Widmark began to drift into supporting roles in the 1970s, though he still played the occasional lead. He was in The Moonshine War (1970), When the Legends Die (1972), Murder on the Orient Express (1974), To the Devil a Daughter (1976), The Sell Out (1976), Twilight's Last Gleaming (1977), The Domino Principle (1977) for Stanley Kramer, Rollercoaster (1978), Michael Crichton's Coma (1978), The Swarm (1978), Mr. Horn (1979), and Bear Island (1979).
Widmark's later appearances include A Whale for the Killing (1981), National Lampoon's Movie Madness (1982), Hanky Panky (1982), Who Dares Wins (1982), Against All Odds (1984), Blackout (1985),A Gathering of Old Men (1987), and Once Upon a Texas Train (1988).
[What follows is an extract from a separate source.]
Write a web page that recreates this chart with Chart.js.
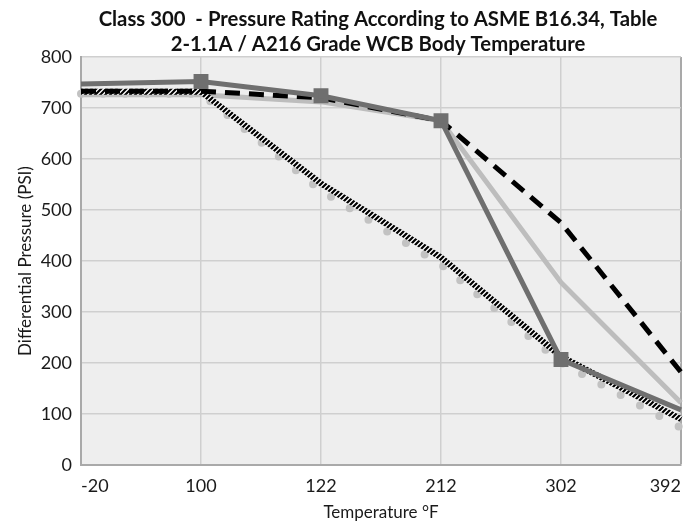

In an interview with Michael Shelden in 2002, Widmark complained, "movie-making has lost a lot of its magic." He thought that it had become "mostly a mechanical process . . . All they want to do is move the camera around like it was on a rollercoaster. A great director like John Ford knew how to handle it. Ford didn't move the camera, he moved the people."
Widmark was a guest on What's My Line? in 1954. The following year, he made a rare foray into comedy on I Love Lucy, portraying himself when a starstruck Lucy trespasses onto his property to steal a souvenir. Widmark finds Lucy sprawled out on his living room floor underneath a bearskin rug.
Returning to television in the early 1970s, Widmark received an Emmy nomination for his performance as Paul Roudebush, the President of the United States, in the TV movie Vanished! (1971), a Fletcher Knebel political thriller. In 1972-73, he reprised his detective role from Don Siegel's Madigan (1968) with six 90-minute episodes on the NBC Wednesday Mystery Movie. The next year, he participated in a miniseries about Benjamin Franklin, transmitted in 1974, which was a unique experiment of four 90-minute dramas, each with a different actor impersonating Franklin: Widmark, Beau Bridges, Eddie Albert, Melvyn Douglas, and portraying Franklin at age 12, Willie Aames. The series won a Peabody Award and five Emmys. During the 1980s, Widmark returned to TV with a half-dozen TV movies.
Widmark was married to screenwriter Jean Hazlewood from 1942 until her death in 1997. They had a daughter, Anne Heath Widmark, an artist and author who was married to baseball player Sandy Koufax from 1969 to 1982. In 1999, Widmark married Susan Blanchard, the daughter of Dorothy Hammerstein and stepdaughter of Oscar Hammerstein II; she had been Henry Fonda's third wife.
Green City, Missouri, is the site of Widmark Airport (FAA LID: MO83) in northeastern Missouri. Towns the size of Green City, whose population numbered only 688 inhabitants in 2000, usually do not have airports, but Widmark owned a cattle ranch in the area during the 1950s and 1960s. Widmark contributed funds to the construction of an airport, which led to its being named in his honor.
Despite having spent a substantial part of his career appearing in gun-toting roles such as cowboys, policemen, gangsters, and military men, Widmark disliked firearms and was involved in several gun-control initiatives. In 1976, he stated:
"I know I've made kind of a half-assed career out of violence, but I abhor violence. I am an ardent supporter of gun control. It seems incredible to me that the United States are the only civilized nation that does not put some effective control on guns."
Retiring in 2001, Widmark died after a long illness on March 24, 2008, at his home in Roxbury, Connecticut, at the age of 93. Widmark's ailing health in his final years being aggravated by a fall he had suffered in 2007. At the 2009 Academy Awards, he was honored in the Memorial Tribute. His body was buried at Roxbury Center Cemetery.